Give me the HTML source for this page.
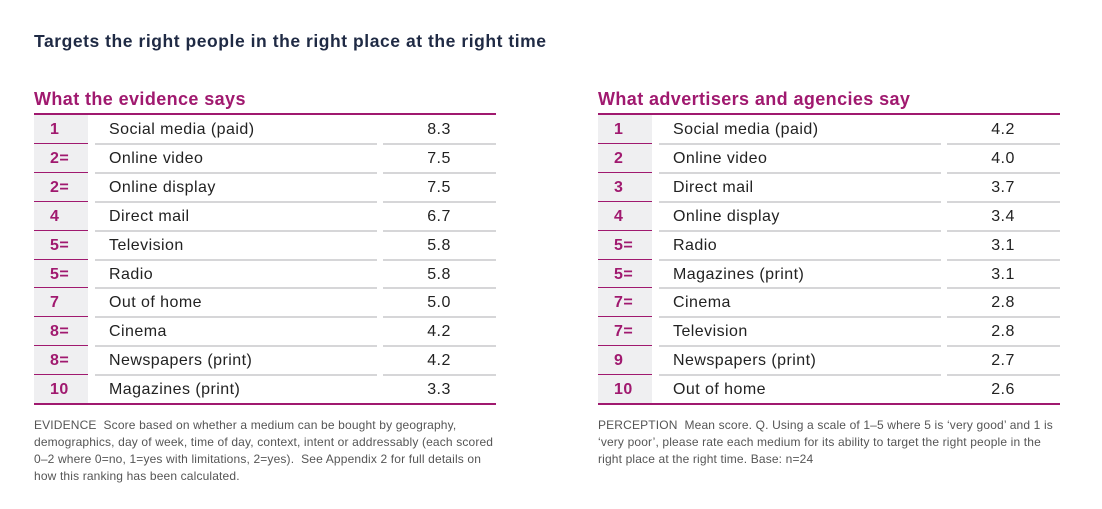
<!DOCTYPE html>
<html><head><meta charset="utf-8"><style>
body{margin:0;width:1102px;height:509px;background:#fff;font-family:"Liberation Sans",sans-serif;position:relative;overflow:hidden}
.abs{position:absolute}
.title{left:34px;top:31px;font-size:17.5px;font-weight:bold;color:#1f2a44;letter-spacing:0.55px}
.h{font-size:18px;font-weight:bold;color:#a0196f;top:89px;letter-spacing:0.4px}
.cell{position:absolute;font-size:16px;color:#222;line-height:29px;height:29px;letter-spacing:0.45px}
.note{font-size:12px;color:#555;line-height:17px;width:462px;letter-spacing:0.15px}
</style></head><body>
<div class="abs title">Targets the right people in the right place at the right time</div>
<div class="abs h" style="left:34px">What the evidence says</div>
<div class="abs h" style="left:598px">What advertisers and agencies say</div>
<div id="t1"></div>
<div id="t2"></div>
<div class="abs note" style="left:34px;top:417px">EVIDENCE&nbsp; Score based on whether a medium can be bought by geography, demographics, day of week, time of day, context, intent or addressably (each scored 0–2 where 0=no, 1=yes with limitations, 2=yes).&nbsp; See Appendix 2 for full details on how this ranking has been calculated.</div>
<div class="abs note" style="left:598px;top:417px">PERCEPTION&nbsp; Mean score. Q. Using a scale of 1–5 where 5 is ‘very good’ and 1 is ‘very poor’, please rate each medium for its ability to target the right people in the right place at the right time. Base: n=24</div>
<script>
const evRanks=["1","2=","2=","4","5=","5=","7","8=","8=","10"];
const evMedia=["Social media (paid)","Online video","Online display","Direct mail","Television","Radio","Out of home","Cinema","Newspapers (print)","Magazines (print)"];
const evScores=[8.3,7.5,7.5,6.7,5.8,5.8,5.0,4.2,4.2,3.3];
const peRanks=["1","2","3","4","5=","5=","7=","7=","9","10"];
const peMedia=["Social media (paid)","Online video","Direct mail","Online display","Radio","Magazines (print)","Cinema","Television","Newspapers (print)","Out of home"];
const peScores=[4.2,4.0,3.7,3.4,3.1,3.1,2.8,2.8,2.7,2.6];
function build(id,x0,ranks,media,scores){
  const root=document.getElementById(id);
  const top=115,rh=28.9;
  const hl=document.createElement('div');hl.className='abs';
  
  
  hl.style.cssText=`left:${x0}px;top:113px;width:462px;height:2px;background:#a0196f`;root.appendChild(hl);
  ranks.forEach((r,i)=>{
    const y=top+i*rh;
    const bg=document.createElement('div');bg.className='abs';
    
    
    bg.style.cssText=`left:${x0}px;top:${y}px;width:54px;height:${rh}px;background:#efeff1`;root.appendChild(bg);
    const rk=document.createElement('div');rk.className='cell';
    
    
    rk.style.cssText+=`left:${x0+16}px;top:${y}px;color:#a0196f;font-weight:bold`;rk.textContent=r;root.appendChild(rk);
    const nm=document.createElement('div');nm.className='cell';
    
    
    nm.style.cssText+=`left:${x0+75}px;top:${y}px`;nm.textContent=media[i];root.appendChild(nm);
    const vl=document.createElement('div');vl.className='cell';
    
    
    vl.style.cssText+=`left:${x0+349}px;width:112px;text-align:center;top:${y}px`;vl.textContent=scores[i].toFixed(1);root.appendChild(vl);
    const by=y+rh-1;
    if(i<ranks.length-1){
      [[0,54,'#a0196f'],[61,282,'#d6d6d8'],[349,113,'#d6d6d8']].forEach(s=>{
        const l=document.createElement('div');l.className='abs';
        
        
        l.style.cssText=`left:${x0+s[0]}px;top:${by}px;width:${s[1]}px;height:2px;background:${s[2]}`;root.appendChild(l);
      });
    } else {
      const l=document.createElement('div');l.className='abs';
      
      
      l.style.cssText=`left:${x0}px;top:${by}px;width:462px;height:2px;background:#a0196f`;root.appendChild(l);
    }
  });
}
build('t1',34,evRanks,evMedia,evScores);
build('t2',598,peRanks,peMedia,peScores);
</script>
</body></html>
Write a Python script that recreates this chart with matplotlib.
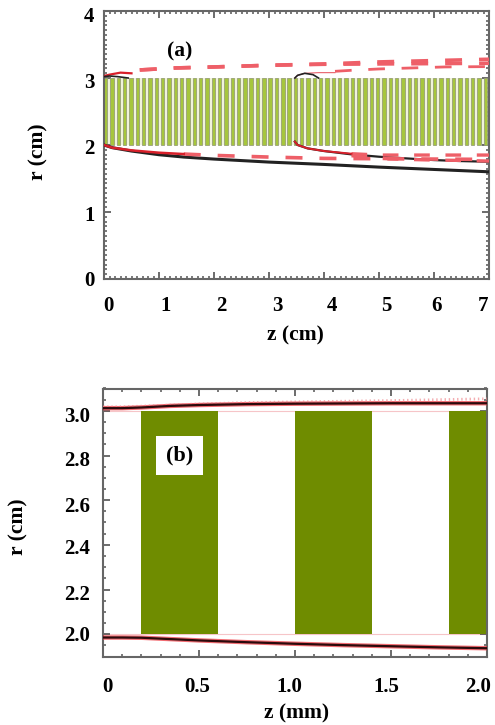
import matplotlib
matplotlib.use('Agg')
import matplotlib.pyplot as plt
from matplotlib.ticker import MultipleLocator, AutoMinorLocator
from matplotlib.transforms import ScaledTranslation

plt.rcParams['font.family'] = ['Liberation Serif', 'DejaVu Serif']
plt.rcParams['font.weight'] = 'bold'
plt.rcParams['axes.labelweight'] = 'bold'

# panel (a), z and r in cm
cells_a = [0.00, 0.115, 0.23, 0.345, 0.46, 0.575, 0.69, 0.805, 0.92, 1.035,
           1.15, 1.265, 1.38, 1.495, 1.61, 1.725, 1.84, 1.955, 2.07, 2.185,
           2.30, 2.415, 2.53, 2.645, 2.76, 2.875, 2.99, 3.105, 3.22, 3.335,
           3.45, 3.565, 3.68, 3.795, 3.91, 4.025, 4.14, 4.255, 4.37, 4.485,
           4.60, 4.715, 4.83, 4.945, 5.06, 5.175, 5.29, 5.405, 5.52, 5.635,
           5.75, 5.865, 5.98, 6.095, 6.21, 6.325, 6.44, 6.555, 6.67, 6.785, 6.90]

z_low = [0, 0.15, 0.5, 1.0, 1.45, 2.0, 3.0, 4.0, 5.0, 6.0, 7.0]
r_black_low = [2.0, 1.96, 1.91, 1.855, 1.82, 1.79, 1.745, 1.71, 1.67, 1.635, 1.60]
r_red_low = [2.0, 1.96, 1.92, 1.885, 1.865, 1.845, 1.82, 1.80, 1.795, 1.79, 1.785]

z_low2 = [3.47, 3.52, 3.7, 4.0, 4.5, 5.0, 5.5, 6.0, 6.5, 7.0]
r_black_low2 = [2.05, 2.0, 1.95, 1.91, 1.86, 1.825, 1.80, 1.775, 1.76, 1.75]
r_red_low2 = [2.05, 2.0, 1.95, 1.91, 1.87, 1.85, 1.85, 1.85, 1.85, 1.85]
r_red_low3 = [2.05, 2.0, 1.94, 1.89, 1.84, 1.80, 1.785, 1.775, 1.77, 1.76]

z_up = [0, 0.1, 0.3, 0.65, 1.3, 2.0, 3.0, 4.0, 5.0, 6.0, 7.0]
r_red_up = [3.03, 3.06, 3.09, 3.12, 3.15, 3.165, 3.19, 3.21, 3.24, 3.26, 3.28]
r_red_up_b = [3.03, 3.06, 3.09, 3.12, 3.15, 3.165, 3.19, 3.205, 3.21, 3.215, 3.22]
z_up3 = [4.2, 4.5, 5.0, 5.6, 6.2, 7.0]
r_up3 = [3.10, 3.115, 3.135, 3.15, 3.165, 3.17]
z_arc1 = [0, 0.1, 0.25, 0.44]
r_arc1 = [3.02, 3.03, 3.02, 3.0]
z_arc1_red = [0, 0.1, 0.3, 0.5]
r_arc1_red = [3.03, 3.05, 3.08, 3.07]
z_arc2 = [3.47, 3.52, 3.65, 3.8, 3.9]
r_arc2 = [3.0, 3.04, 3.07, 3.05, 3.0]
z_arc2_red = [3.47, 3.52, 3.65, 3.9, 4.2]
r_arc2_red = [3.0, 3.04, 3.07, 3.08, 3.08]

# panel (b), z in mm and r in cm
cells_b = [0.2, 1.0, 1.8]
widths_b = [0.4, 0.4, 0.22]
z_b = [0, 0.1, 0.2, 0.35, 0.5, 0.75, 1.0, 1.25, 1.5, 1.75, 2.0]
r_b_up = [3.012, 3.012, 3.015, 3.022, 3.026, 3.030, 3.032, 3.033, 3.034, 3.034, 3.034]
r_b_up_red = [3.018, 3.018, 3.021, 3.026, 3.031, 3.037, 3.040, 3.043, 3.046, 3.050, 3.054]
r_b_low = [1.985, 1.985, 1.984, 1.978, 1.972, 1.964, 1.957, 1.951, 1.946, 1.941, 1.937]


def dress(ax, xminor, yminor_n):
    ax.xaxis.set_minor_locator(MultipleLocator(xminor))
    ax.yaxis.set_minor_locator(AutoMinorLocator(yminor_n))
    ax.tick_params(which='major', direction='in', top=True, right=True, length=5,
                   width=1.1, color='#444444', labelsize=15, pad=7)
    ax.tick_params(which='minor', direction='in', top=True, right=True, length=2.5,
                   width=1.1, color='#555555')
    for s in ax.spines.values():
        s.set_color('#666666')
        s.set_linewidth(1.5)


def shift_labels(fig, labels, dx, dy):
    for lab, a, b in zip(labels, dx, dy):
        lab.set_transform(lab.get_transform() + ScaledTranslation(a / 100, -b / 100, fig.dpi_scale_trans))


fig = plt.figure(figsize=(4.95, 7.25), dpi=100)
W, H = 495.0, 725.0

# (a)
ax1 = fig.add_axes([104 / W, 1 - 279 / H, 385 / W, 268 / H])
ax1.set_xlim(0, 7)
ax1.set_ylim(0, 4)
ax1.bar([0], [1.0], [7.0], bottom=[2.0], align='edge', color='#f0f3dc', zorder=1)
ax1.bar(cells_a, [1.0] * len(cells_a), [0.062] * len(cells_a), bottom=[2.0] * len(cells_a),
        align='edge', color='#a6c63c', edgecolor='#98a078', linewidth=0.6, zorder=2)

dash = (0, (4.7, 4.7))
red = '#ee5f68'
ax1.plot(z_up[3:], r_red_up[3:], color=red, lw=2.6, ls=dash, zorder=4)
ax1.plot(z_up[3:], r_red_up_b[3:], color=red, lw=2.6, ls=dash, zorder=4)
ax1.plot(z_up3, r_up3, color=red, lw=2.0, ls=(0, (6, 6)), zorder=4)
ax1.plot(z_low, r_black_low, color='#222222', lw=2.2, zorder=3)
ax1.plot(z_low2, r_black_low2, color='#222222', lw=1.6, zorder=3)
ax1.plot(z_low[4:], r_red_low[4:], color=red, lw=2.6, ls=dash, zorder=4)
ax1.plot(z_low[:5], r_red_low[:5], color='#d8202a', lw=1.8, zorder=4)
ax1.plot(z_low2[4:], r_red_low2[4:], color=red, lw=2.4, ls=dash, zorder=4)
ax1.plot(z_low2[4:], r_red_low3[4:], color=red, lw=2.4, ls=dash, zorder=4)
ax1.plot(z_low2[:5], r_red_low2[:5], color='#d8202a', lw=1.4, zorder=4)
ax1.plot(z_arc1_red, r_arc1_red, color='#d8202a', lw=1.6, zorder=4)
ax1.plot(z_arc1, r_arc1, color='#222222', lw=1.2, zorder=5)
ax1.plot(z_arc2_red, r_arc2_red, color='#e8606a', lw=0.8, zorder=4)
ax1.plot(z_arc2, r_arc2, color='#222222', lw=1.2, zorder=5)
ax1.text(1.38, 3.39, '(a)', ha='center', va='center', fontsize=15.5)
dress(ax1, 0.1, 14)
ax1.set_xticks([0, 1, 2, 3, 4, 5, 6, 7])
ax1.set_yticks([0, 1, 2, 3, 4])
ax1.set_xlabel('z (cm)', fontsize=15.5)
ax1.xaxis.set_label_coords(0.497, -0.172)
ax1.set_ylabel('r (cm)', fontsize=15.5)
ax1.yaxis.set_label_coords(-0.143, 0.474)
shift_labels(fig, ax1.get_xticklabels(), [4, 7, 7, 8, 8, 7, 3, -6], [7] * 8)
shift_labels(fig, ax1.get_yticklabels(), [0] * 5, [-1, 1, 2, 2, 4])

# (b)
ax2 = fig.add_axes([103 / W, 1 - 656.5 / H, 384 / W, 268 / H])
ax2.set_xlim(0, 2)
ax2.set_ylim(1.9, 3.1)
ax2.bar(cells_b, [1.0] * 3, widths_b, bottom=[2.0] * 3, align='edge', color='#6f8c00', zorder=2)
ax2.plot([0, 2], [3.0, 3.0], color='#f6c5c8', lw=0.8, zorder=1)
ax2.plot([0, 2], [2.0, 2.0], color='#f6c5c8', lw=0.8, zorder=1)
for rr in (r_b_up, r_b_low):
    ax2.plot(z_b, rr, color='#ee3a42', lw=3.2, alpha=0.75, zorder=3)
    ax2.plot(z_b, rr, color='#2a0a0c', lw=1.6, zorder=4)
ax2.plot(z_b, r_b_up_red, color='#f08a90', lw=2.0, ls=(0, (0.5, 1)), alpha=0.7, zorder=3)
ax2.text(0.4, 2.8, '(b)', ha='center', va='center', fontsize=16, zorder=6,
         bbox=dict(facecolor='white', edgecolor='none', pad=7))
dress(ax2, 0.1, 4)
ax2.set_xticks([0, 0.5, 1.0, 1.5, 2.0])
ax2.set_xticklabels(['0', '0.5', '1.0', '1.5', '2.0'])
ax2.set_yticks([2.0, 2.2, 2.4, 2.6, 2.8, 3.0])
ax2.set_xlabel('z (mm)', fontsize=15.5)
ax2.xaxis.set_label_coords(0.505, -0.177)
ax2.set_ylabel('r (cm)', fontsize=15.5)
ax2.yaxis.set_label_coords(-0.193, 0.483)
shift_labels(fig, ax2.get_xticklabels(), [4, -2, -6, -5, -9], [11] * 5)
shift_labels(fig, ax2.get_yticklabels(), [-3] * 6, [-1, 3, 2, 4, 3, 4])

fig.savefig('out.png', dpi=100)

※ ※ ※

■ What you have to do
From the listing above, repeat only the lines between the line containing "Write a Python" and the line containing "r_arc2_red = [3.0, 3.04, 3.07, 3.08, 3.08]", those two included. Pictures are not part of the copy.

■ Expected output
Write a Python script that recreates this chart with matplotlib.
import matplotlib
matplotlib.use('Agg')
import matplotlib.pyplot as plt
from matplotlib.ticker import MultipleLocator, AutoMinorLocator
from matplotlib.transforms import ScaledTranslation

plt.rcParams['font.family'] = ['Liberation Serif', 'DejaVu Serif']
plt.rcParams['font.weight'] = 'bold'
plt.rcParams['axes.labelweight'] = 'bold'

# panel (a), z and r in cm
cells_a = [0.00, 0.115, 0.23, 0.345, 0.46, 0.575, 0.69, 0.805, 0.92, 1.035,
           1.15, 1.265, 1.38, 1.495, 1.61, 1.725, 1.84, 1.955, 2.07, 2.185,
           2.30, 2.415, 2.53, 2.645, 2.76, 2.875, 2.99, 3.105, 3.22, 3.335,
           3.45, 3.565, 3.68, 3.795, 3.91, 4.025, 4.14, 4.255, 4.37, 4.485,
           4.60, 4.715, 4.83, 4.945, 5.06, 5.175, 5.29, 5.405, 5.52, 5.635,
           5.75, 5.865, 5.98, 6.095, 6.21, 6.325, 6.44, 6.555, 6.67, 6.785, 6.90]

z_low = [0, 0.15, 0.5, 1.0, 1.45, 2.0, 3.0, 4.0, 5.0, 6.0, 7.0]
r_black_low = [2.0, 1.96, 1.91, 1.855, 1.82, 1.79, 1.745, 1.71, 1.67, 1.635, 1.60]
r_red_low = [2.0, 1.96, 1.92, 1.885, 1.865, 1.845, 1.82, 1.80, 1.795, 1.79, 1.785]

z_low2 = [3.47, 3.52, 3.7, 4.0, 4.5, 5.0, 5.5, 6.0, 6.5, 7.0]
r_black_low2 = [2.05, 2.0, 1.95, 1.91, 1.86, 1.825, 1.80, 1.775, 1.76, 1.75]
r_red_low2 = [2.05, 2.0, 1.95, 1.91, 1.87, 1.85, 1.85, 1.85, 1.85, 1.85]
r_red_low3 = [2.05, 2.0, 1.94, 1.89, 1.84, 1.80, 1.785, 1.775, 1.77, 1.76]

z_up = [0, 0.1, 0.3, 0.65, 1.3, 2.0, 3.0, 4.0, 5.0, 6.0, 7.0]
r_red_up = [3.03, 3.06, 3.09, 3.12, 3.15, 3.165, 3.19, 3.21, 3.24, 3.26, 3.28]
r_red_up_b = [3.03, 3.06, 3.09, 3.12, 3.15, 3.165, 3.19, 3.205, 3.21, 3.215, 3.22]
z_up3 = [4.2, 4.5, 5.0, 5.6, 6.2, 7.0]
r_up3 = [3.10, 3.115, 3.135, 3.15, 3.165, 3.17]
z_arc1 = [0, 0.1, 0.25, 0.44]
r_arc1 = [3.02, 3.03, 3.02, 3.0]
z_arc1_red = [0, 0.1, 0.3, 0.5]
r_arc1_red = [3.03, 3.05, 3.08, 3.07]
z_arc2 = [3.47, 3.52, 3.65, 3.8, 3.9]
r_arc2 = [3.0, 3.04, 3.07, 3.05, 3.0]
z_arc2_red = [3.47, 3.52, 3.65, 3.9, 4.2]
r_arc2_red = [3.0, 3.04, 3.07, 3.08, 3.08]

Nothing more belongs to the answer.